The catalyst for the current deadlock was a series of controversial enforcement actions in Minneapolis, where federal agents fatally shot two U.S. citizens, Renee Good and Alex Pretti, during immigration raids and subsequent protests. In response, House Minority Leader Hakeem Jeffries and other Democratic leaders demanded significant reforms, including a ban on ICE agents wearing face masks during operations, a prohibition on racial profiling, and a requirement for judicial warrants to enter private property. Republicans, led by Senate Majority Leader John Thune, rejected these conditions as an infringement on operational flexibility, leading to the current budgetary cliff. While the White House has blamed the opposition for "partisan obstruction," the shutdown highlights a deepening fracture in how the nation’s domestic security apparatus is managed and funded.
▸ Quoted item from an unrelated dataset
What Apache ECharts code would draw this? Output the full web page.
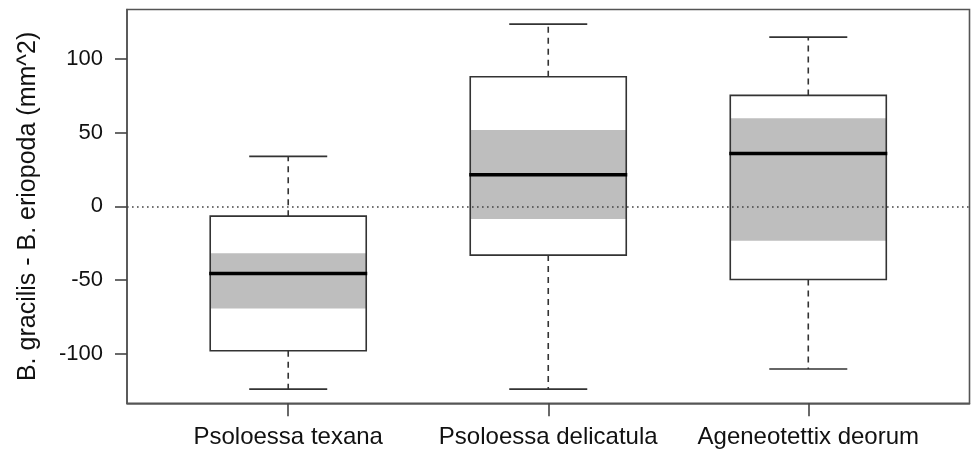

Despite the high-stakes political theater, the shutdown’s impact is notably asymmetrical. While the Transportation Security Administration (TSA) and the Federal Emergency Management Agency (FEMA) face immediate operational strain, the enforcement machinery at the heart of the dispute remains largely unaffected. According to Inventiva, ICE and Customs and Border Protection (CBP) are currently operating under funds approved in the 2025 "One Big Beautiful Bill" Act, which provided multi-year allocations for deportation and border operations. This financial insulation means that while airport wait times may increase and disaster response administrative functions may slow, the administration’s mass deportation campaign continues uninterrupted.
This structural weighting reveals a significant shift in U.S. security priorities. The DHS was originally conceived as a unified umbrella to centralize domestic security after the September 11 attacks, yet the current fiscal architecture suggests a decoupling of its components. By protecting the enforcement arm from annual appropriations battles while leaving service-oriented agencies like the TSA and the Coast Guard exposed to political volatility, the administration has effectively prioritized its immigration agenda over broader departmental stability. Data from the Senate Foreign Relations Committee indicates that this emphasis comes with a high fiscal cost; the administration recently spent over $35 million to deport roughly 300 migrants to third-party nations, with costs in some instances reaching $1.1 million per person for transfers to countries like Rwanda.
The recurring nature of these shutdowns—including a record 43-day closure in late 2025—points to a new era of governance characterized by budget brinkmanship. Rather than a sign of fiscal scarcity, these lapses reflect a strategic use of disruption to force policy concessions. For the U.S. President, the shutdown serves as a tool to frame the opposition as weak on border security, while for Democrats, it represents the only remaining leverage to impose oversight on an emboldened executive branch. However, the long-term cost of this strategy is institutional erosion. When federal workers are repeatedly asked to work without pay, the government risks a brain drain of specialized talent in critical areas like cybersecurity and emergency management.
Looking forward, the DHS is unlikely to see a swift resolution as both parties eye the 2026 midterm elections. The administration is already moving ahead with a $38.3 billion "Detention Reengineering Initiative" to expand its infrastructure, signaling that it views the current funding fight as a temporary hurdle in a much larger strategic shift. As long as the enforcement apparatus remains financially insulated from the whims of Congress, the incentive for the White House to compromise on operational reforms remains low. For the American public, this suggests a future where domestic security is increasingly defined by political volatility, and where the "homeland" is protected by a department that is perpetually on the brink of pulling its own plug.